*Task to complete*: Extract only the lines running from the top of the entries to the line that holds "return xs, ys". Include that line and omit the pictures.

(Charts and diagrams as code)
+++++

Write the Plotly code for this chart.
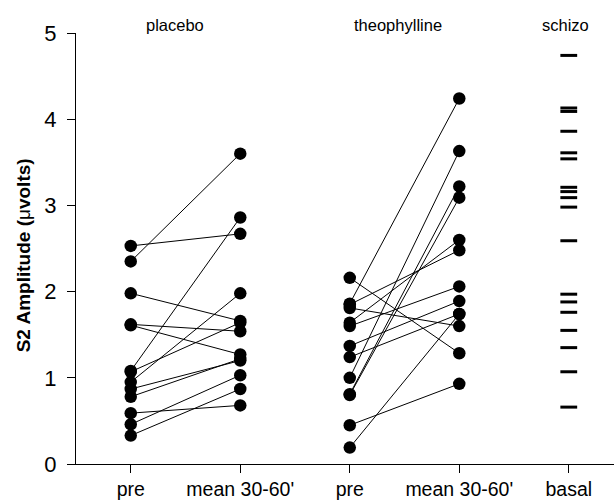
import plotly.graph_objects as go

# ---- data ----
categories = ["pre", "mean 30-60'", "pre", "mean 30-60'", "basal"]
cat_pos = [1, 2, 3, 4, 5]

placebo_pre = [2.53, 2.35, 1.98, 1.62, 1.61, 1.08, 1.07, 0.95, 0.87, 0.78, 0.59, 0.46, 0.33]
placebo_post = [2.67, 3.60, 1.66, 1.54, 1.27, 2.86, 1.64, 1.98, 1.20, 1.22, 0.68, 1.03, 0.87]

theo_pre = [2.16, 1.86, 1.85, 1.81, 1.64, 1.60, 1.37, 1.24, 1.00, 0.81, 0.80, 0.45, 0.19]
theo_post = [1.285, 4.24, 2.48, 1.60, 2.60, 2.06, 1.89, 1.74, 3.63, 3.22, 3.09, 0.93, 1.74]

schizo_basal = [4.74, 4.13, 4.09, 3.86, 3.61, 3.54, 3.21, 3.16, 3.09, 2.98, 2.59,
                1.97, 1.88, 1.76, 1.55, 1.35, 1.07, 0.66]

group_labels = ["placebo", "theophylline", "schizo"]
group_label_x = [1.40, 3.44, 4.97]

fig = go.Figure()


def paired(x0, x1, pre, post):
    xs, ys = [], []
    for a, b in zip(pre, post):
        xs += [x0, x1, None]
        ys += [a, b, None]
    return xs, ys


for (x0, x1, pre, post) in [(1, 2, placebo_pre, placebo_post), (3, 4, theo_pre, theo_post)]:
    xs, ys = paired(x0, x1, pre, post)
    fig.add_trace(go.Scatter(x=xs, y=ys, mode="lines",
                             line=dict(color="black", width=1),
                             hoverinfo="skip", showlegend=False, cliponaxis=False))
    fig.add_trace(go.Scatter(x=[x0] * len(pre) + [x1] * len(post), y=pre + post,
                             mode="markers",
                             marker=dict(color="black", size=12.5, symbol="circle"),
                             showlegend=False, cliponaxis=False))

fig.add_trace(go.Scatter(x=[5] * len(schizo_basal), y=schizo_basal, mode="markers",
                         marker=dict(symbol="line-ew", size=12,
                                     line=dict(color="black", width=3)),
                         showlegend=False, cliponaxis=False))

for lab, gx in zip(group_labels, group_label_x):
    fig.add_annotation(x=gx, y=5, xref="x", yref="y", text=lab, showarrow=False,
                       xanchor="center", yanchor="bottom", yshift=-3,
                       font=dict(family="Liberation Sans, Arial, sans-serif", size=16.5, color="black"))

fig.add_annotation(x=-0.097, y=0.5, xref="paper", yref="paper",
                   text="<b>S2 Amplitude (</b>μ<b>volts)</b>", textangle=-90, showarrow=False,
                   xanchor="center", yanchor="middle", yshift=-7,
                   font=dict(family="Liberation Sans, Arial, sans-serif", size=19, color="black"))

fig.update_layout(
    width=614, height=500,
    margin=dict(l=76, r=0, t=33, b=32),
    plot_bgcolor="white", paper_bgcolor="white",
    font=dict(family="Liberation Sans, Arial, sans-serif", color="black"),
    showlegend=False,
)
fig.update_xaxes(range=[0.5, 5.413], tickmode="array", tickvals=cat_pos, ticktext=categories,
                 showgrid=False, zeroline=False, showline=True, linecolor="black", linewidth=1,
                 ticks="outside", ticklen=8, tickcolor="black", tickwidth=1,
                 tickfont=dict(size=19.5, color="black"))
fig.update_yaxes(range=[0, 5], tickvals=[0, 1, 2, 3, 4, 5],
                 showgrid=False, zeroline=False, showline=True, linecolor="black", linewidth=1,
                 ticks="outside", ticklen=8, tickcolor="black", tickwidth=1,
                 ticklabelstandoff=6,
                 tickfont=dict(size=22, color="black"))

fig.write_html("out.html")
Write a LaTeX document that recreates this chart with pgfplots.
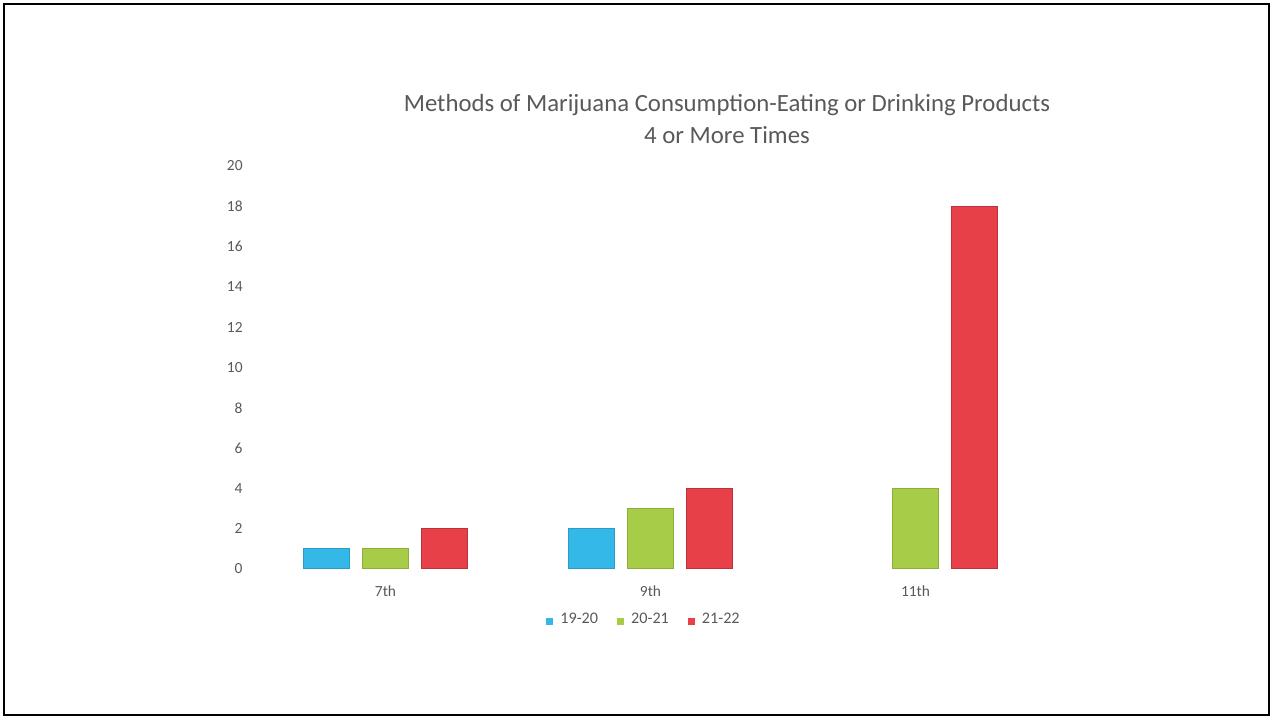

+++++

*The reply*:
Write the Plotly code for this chart.
import plotly.graph_objects as go

# ---- data ----
categories = ["pre", "mean 30-60'", "pre", "mean 30-60'", "basal"]
cat_pos = [1, 2, 3, 4, 5]

placebo_pre = [2.53, 2.35, 1.98, 1.62, 1.61, 1.08, 1.07, 0.95, 0.87, 0.78, 0.59, 0.46, 0.33]
placebo_post = [2.67, 3.60, 1.66, 1.54, 1.27, 2.86, 1.64, 1.98, 1.20, 1.22, 0.68, 1.03, 0.87]

theo_pre = [2.16, 1.86, 1.85, 1.81, 1.64, 1.60, 1.37, 1.24, 1.00, 0.81, 0.80, 0.45, 0.19]
theo_post = [1.285, 4.24, 2.48, 1.60, 2.60, 2.06, 1.89, 1.74, 3.63, 3.22, 3.09, 0.93, 1.74]

schizo_basal = [4.74, 4.13, 4.09, 3.86, 3.61, 3.54, 3.21, 3.16, 3.09, 2.98, 2.59,
                1.97, 1.88, 1.76, 1.55, 1.35, 1.07, 0.66]

group_labels = ["placebo", "theophylline", "schizo"]
group_label_x = [1.40, 3.44, 4.97]

fig = go.Figure()


def paired(x0, x1, pre, post):
    xs, ys = [], []
    for a, b in zip(pre, post):
        xs += [x0, x1, None]
        ys += [a, b, None]
    return xs, ys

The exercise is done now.